Elasticsearch: analyzer

本文轉載自查看原文 2019-12-23 16:47 2636 ELK Stack

在今天的文章中，我們來進一步了解analyzer。 analyzer執行將輸入字符流分解為token的過程，它一般發生在兩個場合：

在indexing的時候，也即在建立索引的時候
在searching的時候，也即在搜索時，分析需要搜索的詞語

什么是analysis?

分析是Elasticsearch在文檔發送之前對文檔正文執行的過程，以添加到反向索引中（inverted index）。在將文檔添加到索引之前，Elasticsearch會為每個分析的字段執行許多步驟：

Character filtering (字符過濾器): 使用字符過濾器轉換字符
Breaking text into tokens (把文字轉化為標記): 將文本分成一組一個或多個標記
Token filtering：使用標記過濾器轉換每個標記
Token indexing：把這些標記存於index中

接下來我們將更詳細地討論每個步驟，但首先讓我們看一下圖表中總結的整個過程。圖5.1顯示了“share your experience with NoSql & big data technologies"為分析的標記：share, your, experience, with, nosql, big, data，tools,及 technologies。

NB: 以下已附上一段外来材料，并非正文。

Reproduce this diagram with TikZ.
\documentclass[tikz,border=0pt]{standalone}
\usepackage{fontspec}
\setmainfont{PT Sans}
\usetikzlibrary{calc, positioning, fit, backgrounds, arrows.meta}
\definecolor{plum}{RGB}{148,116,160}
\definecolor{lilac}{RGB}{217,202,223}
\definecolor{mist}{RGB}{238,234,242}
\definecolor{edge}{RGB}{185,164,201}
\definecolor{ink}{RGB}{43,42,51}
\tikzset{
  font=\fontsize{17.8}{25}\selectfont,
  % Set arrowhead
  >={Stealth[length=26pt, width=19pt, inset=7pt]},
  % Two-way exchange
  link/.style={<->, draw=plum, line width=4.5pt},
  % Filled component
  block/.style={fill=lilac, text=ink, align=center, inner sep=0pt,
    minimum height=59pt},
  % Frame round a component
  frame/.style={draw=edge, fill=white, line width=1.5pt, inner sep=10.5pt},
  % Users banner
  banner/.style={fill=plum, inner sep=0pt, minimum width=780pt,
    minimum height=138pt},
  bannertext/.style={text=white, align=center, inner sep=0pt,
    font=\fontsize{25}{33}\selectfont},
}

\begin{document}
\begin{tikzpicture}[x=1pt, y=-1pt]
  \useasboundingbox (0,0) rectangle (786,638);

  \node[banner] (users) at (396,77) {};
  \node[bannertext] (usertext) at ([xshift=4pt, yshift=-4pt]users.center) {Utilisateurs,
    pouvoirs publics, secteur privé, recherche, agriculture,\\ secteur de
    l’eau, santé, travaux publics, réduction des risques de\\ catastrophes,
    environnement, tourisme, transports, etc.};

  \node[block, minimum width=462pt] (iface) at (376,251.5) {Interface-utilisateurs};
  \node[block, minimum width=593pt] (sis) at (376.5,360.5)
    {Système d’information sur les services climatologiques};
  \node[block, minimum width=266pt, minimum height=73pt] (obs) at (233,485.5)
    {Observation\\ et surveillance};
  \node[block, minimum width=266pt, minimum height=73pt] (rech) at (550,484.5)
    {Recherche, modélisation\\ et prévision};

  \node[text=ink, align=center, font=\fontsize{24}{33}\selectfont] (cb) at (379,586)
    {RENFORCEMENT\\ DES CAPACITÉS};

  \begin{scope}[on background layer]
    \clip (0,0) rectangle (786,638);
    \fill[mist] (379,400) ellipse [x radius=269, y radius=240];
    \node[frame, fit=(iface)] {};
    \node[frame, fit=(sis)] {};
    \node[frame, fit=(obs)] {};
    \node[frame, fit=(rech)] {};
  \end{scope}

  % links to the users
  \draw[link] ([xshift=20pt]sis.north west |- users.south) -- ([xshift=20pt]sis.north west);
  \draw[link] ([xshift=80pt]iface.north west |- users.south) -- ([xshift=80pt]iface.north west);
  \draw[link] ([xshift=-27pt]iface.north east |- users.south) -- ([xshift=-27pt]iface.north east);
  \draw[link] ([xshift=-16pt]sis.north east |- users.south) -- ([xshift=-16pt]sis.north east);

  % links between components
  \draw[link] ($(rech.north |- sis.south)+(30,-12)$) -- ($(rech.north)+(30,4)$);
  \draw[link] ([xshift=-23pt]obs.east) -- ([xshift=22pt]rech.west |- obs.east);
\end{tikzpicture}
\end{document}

上面所展示的是一個由character過濾器，標准的tokenizer及Token filter組成的定制analyzer。上面的這個圖非常好，它很簡潔地描述一個analyzer的基本組成部分，以及每個部分所需要表述的東西。

每當一個文檔被ingest節點納入，它需要經歷如下的步驟，才能最終把文檔寫入到Elasticsearch的數據庫中：

上面中間的那部分就叫做analyzer，即分析器。它有三個部分組成：Char Filters, Tokenizer及 Token Filter。它們的作用分別如下：

Char Filter: 字符過濾器的工作是執行清除任務，例如剝離HTML標記，還有上面的把“&”轉換為“and”字符串
Tokenizer: 下一步是將文本拆分為稱為標記的術語。這是由tokenizer完成的。可以基於任何規則（例如空格）來完成拆分。有關tokennizer的更多詳細信息，請訪問以下URL：https://www.elastic.co/guide/en/elasticsearch/reference/current/analysis-tokenizers.html。
Token filter: 一旦創建了token，它們就會被傳遞給token filter，這些過濾器會對token進行規范化。 Token filter可以更改token，刪除術語或向token添加術語。

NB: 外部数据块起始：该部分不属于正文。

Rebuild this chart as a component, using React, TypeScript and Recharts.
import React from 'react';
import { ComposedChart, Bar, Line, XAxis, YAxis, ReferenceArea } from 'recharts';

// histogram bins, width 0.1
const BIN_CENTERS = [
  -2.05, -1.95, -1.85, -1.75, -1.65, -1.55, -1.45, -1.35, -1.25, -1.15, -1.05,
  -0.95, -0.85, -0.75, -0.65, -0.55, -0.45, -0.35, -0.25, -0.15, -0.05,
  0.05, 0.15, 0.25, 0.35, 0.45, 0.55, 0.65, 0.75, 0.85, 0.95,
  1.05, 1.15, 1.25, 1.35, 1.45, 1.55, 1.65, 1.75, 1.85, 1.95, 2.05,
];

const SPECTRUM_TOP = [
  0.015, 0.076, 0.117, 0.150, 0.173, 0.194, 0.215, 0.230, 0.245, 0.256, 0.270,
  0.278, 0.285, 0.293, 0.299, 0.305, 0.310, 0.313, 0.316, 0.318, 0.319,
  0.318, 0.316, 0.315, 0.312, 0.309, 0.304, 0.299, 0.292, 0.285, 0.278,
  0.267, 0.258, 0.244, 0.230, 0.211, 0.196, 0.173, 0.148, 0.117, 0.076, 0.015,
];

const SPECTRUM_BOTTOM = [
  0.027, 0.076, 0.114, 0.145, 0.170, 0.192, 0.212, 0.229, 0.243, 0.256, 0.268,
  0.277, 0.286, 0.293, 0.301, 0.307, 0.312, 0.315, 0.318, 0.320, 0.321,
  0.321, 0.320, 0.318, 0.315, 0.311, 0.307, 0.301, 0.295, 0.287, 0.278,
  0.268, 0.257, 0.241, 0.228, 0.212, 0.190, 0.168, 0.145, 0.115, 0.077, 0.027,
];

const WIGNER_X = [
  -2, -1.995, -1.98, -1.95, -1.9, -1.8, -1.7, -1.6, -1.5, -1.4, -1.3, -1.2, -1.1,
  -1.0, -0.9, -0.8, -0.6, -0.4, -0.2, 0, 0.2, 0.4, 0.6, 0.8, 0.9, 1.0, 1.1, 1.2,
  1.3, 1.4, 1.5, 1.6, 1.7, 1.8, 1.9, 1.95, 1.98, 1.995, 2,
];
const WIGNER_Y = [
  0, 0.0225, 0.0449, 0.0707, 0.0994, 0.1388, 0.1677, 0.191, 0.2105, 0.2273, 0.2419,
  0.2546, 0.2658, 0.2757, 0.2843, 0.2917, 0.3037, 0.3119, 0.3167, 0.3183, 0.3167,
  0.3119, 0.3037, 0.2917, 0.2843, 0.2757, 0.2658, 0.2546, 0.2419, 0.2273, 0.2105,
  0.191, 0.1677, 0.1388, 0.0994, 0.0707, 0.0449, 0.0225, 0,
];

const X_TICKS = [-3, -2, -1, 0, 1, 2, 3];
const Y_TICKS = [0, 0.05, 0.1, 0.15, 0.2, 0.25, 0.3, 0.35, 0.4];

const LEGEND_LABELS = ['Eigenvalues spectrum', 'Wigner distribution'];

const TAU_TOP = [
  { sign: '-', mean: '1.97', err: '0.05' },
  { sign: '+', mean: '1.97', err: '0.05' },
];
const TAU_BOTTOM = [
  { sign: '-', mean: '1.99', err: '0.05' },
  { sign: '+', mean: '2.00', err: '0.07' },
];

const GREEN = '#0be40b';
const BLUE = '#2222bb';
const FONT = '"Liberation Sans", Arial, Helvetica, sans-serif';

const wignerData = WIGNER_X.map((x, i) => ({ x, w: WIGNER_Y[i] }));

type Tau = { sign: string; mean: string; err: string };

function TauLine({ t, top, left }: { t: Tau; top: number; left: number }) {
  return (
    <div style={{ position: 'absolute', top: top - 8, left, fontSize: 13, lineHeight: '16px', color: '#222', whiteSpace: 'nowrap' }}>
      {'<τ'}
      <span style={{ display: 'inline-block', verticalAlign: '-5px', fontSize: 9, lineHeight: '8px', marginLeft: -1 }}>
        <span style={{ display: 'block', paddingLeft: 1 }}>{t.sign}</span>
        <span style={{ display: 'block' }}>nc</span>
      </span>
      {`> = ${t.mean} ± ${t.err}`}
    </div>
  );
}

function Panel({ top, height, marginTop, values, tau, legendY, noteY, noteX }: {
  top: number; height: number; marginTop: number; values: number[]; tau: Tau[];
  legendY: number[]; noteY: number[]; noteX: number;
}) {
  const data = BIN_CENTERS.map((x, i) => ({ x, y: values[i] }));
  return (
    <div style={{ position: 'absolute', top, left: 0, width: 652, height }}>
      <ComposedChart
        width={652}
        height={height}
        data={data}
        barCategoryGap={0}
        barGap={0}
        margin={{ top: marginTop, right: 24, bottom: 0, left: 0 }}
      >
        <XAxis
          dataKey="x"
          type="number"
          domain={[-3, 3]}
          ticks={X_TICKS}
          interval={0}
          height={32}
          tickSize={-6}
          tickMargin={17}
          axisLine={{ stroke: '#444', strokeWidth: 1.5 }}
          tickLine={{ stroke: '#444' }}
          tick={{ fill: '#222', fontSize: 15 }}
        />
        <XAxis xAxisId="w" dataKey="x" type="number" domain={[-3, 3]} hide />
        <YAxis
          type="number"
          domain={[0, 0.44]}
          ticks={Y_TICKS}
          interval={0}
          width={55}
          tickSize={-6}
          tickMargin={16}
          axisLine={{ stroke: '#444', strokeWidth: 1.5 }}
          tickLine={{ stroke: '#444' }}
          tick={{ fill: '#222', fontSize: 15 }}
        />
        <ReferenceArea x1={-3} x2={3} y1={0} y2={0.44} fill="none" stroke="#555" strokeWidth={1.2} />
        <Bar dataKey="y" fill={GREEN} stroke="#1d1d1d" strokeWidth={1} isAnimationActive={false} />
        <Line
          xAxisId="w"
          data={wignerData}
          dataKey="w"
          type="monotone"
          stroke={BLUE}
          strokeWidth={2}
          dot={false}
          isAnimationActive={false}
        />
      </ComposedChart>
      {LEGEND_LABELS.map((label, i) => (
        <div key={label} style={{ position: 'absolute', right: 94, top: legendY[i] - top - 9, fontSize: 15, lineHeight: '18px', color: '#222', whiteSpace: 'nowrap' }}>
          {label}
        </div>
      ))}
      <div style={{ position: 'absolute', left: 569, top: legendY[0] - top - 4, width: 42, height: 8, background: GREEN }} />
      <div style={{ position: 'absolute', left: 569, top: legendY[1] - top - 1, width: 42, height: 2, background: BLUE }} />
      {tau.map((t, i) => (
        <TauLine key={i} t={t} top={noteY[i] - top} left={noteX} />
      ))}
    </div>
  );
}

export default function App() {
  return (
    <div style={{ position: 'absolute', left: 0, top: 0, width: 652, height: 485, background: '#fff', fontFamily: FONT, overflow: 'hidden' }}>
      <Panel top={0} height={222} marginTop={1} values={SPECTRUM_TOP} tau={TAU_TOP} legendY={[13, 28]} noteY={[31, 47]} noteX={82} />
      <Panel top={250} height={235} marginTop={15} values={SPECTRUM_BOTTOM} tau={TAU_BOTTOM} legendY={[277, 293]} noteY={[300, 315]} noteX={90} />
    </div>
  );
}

Elasticsearch已經提供了比較豐富的開箱即用analyzer。我們可以自己創建自己的token analyzer，甚至可以利用已經有的char filter，tokenizer及token filter來重新組合成一個新的analyzer，並可以對文檔中的每一個字段分別定義自己的analyzer。如果大家對analyzer比較感興趣的話，請參閱我們的網址https://www.elastic.co/guide/en/elasticsearch/reference/current/analysis-analyzers.html。

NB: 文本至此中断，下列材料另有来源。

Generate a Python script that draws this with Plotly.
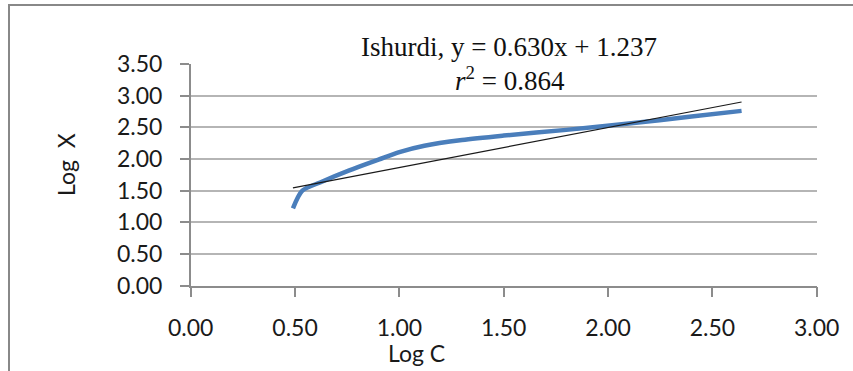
import plotly.graph_objects as go

# Data
log_c = [0.49, 0.535, 0.62, 0.76, 0.90, 1.00, 1.12, 1.30, 1.50, 1.80, 2.10, 2.40, 2.64]
log_x = [1.22, 1.50, 1.63, 1.82, 1.99, 2.11, 2.21, 2.30, 2.37, 2.46, 2.56, 2.67, 2.76]

slope = 0.630
intercept = 1.237
r2 = 0.864
site = "Ishurdi"

x_ticks = [0.0, 0.5, 1.0, 1.5, 2.0, 2.5, 3.0]
y_ticks = [0.0, 0.5, 1.0, 1.5, 2.0, 2.5, 3.0, 3.5]

W, H = 853, 371
px_l, px_r = 190.7, 816.7
px_t, px_b = 64.0, 285.7

trend_x = [min(log_c), max(log_c)]
trend_y = [slope * v + intercept for v in trend_x]

fig = go.Figure()
fig.add_trace(go.Scatter(x=log_c, y=log_x, mode="lines",
                         line=dict(color="#4A7EBB", width=4.5, shape="spline", smoothing=0.8),
                         showlegend=False, hoverinfo="skip"))
fig.add_trace(go.Scatter(x=trend_x, y=trend_y, mode="lines",
                         line=dict(color="#1a1a1a", width=1.2),
                         showlegend=False, hoverinfo="skip"))

tick_font = dict(family="Lato, Carlito, sans-serif", size=23, color="#1a1a1a")

fig.update_layout(
    template="none",
    width=W, height=H,
    margin=dict(l=0, r=0, t=0, b=0, autoexpand=False),
    paper_bgcolor="white", plot_bgcolor="white",
    xaxis=dict(domain=[px_l / W, px_r / W], range=[0, 3], automargin=False,
               tickvals=x_ticks, ticktext=[f"{v:.2f}" for v in x_ticks],
               ticks="outside", ticklen=10, tickcolor="#8c8c8c", tickwidth=1.5,
               showline=True, linecolor="#8c8c8c", linewidth=1.5,
               showgrid=False, zeroline=False, tickfont=tick_font,
               ticklabelstandoff=11),
    yaxis=dict(domain=[(H - px_b) / H, (H - px_t) / H], range=[0, 3.5], automargin=False,
               tickvals=y_ticks, ticktext=[f"{v:.2f}" for v in y_ticks],
               ticks="outside", ticklen=9, tickcolor="#8c8c8c", tickwidth=1.5,
               showline=True, linecolor="#8c8c8c", linewidth=1.5,
               showgrid=True, gridcolor="#b5b5b5", gridwidth=1.5,
               zeroline=False, tickfont=tick_font, ticklabelstandoff=13),
    shapes=[dict(type="rect", xref="paper", yref="paper",
                 x0=9 / W, x1=1.05, y0=-0.05, y1=(H - 5) / H,
                 line=dict(color="#888888", width=2), fillcolor="rgba(0,0,0,0)")],
    annotations=[
        dict(text=f"{site}, y = {slope:.3f}x + {intercept:.3f}", xref="paper", yref="paper",
             x=509 / W, y=(H - 47) / H, showarrow=False, xanchor="center", yanchor="middle",
             font=dict(family="Liberation Serif, Times New Roman, serif", size=27, color="#111")),
        dict(text=f"<i>r</i><sup>2</sup> = {r2:.3f}", xref="paper", yref="paper",
             x=510 / W, y=(H - 79) / H, showarrow=False, xanchor="center", yanchor="middle",
             font=dict(family="Liberation Serif, Times New Roman, serif", size=27, color="#111")),
        dict(text="Log  X", xref="paper", yref="paper", textangle=-90,
             x=66 / W, y=(H - 165) / H, showarrow=False, xanchor="center", yanchor="middle",
             font=tick_font),
        dict(text="Log C", xref="paper", yref="paper",
             x=416 / W, y=(H - 353) / H, showarrow=False, xanchor="center", yanchor="middle",
             font=tick_font),
    ],
)

fig.write_html("out.html")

在默認的情況下，standard analyzer是Elasticsearch的缺省分析器(https://www.elastic.co/guide/en/elasticsearch/reference/current/analysis-standard-analyzer.html)：

沒有 Char Filter
使用standard tokonizer
把字符串變為小寫，同時有選擇地刪除一些stop words等。默認的情況下stop words為_none_，也即不過濾任何stop words。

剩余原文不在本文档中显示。